**The exercise:** Retype exactly what runs from the first line of the data to the line with "fig = go.Figure()", keeping both of those lines and skipping pictures.

**Raw data:**
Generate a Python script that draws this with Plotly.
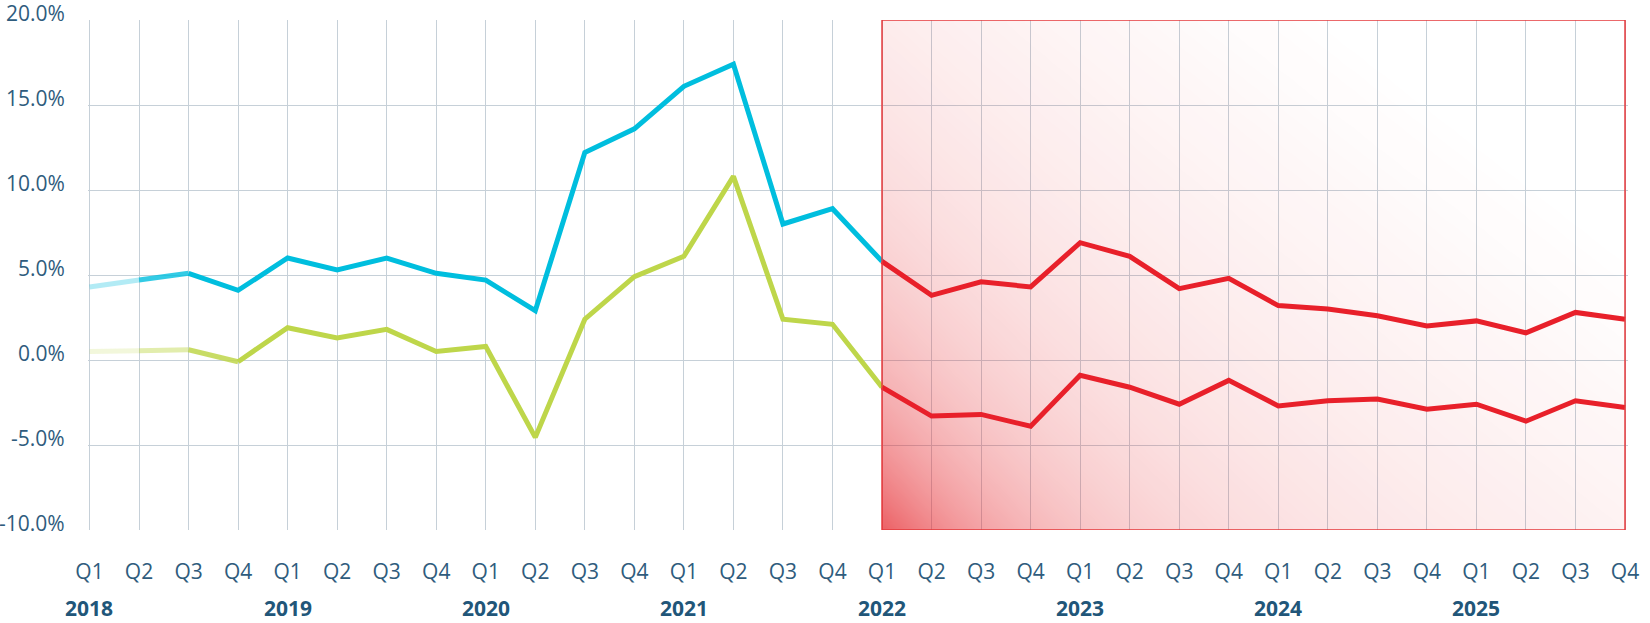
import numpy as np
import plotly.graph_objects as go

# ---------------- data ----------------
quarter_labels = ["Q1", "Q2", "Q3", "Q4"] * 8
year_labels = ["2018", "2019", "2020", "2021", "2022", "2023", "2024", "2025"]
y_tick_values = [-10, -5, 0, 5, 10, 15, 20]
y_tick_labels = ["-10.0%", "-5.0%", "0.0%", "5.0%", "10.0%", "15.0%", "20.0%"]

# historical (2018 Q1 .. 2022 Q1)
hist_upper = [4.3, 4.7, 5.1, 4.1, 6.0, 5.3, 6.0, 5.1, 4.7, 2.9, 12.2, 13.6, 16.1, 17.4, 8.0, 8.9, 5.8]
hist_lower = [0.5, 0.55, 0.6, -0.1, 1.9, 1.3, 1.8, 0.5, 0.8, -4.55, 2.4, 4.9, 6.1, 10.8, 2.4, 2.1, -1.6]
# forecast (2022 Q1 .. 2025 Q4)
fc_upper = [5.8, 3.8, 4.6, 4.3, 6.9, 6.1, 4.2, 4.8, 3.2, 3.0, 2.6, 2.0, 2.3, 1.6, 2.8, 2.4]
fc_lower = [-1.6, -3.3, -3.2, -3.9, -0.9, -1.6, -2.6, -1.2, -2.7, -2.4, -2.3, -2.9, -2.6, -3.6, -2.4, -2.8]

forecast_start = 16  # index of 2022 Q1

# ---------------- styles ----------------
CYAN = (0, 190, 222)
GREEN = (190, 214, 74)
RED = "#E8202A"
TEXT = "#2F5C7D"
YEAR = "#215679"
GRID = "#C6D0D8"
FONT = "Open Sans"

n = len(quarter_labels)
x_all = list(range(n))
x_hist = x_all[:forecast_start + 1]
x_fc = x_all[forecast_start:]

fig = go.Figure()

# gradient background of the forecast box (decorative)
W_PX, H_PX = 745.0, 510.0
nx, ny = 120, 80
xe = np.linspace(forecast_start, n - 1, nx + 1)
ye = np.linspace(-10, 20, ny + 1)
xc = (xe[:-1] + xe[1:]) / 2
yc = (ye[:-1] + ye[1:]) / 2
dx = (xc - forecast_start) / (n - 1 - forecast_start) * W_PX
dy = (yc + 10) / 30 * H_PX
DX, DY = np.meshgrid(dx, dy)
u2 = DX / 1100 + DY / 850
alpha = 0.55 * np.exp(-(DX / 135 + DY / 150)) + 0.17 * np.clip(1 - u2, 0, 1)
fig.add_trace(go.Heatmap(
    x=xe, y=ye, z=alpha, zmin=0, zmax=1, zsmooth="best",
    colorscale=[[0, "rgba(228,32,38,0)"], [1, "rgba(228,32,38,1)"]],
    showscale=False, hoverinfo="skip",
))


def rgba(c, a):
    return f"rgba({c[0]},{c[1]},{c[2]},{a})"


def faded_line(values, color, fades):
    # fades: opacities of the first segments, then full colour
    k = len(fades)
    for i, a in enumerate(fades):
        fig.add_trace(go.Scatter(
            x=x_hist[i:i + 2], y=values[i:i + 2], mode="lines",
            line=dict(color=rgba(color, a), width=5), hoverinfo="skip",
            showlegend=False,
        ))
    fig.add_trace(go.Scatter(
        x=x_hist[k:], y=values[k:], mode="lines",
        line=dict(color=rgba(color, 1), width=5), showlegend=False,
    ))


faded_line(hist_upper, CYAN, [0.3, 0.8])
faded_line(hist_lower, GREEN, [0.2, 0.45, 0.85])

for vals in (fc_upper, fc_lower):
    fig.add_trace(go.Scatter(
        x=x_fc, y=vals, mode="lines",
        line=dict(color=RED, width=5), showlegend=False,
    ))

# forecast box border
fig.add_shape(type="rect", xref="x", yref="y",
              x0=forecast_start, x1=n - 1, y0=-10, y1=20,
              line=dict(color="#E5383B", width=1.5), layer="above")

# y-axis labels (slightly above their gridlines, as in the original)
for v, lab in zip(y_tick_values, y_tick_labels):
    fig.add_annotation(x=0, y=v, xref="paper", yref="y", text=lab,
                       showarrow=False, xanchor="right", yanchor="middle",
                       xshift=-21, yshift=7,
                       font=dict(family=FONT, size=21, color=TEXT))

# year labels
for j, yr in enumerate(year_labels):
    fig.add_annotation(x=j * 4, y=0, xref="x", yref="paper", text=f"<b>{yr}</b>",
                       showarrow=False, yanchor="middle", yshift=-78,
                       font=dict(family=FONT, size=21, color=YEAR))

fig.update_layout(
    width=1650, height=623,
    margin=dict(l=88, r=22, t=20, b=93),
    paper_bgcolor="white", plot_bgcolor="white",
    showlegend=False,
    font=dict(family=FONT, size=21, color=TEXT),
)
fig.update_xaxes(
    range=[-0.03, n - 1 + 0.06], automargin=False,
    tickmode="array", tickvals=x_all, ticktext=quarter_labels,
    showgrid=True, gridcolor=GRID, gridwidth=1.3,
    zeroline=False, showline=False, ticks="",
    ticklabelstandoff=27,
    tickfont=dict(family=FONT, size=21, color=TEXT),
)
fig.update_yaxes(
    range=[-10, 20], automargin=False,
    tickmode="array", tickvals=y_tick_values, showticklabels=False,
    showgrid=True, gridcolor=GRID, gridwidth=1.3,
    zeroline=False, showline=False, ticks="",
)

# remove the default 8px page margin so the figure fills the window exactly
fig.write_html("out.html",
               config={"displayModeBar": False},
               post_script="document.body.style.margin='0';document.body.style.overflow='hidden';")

**Finished answer:**
Generate a Python script that draws this with Plotly.
import numpy as np
import plotly.graph_objects as go

# ---------------- data ----------------
quarter_labels = ["Q1", "Q2", "Q3", "Q4"] * 8
year_labels = ["2018", "2019", "2020", "2021", "2022", "2023", "2024", "2025"]
y_tick_values = [-10, -5, 0, 5, 10, 15, 20]
y_tick_labels = ["-10.0%", "-5.0%", "0.0%", "5.0%", "10.0%", "15.0%", "20.0%"]

# historical (2018 Q1 .. 2022 Q1)
hist_upper = [4.3, 4.7, 5.1, 4.1, 6.0, 5.3, 6.0, 5.1, 4.7, 2.9, 12.2, 13.6, 16.1, 17.4, 8.0, 8.9, 5.8]
hist_lower = [0.5, 0.55, 0.6, -0.1, 1.9, 1.3, 1.8, 0.5, 0.8, -4.55, 2.4, 4.9, 6.1, 10.8, 2.4, 2.1, -1.6]
# forecast (2022 Q1 .. 2025 Q4)
fc_upper = [5.8, 3.8, 4.6, 4.3, 6.9, 6.1, 4.2, 4.8, 3.2, 3.0, 2.6, 2.0, 2.3, 1.6, 2.8, 2.4]
fc_lower = [-1.6, -3.3, -3.2, -3.9, -0.9, -1.6, -2.6, -1.2, -2.7, -2.4, -2.3, -2.9, -2.6, -3.6, -2.4, -2.8]

forecast_start = 16  # index of 2022 Q1

# ---------------- styles ----------------
CYAN = (0, 190, 222)
GREEN = (190, 214, 74)
RED = "#E8202A"
TEXT = "#2F5C7D"
YEAR = "#215679"
GRID = "#C6D0D8"
FONT = "Open Sans"

n = len(quarter_labels)
x_all = list(range(n))
x_hist = x_all[:forecast_start + 1]
x_fc = x_all[forecast_start:]

fig = go.Figure()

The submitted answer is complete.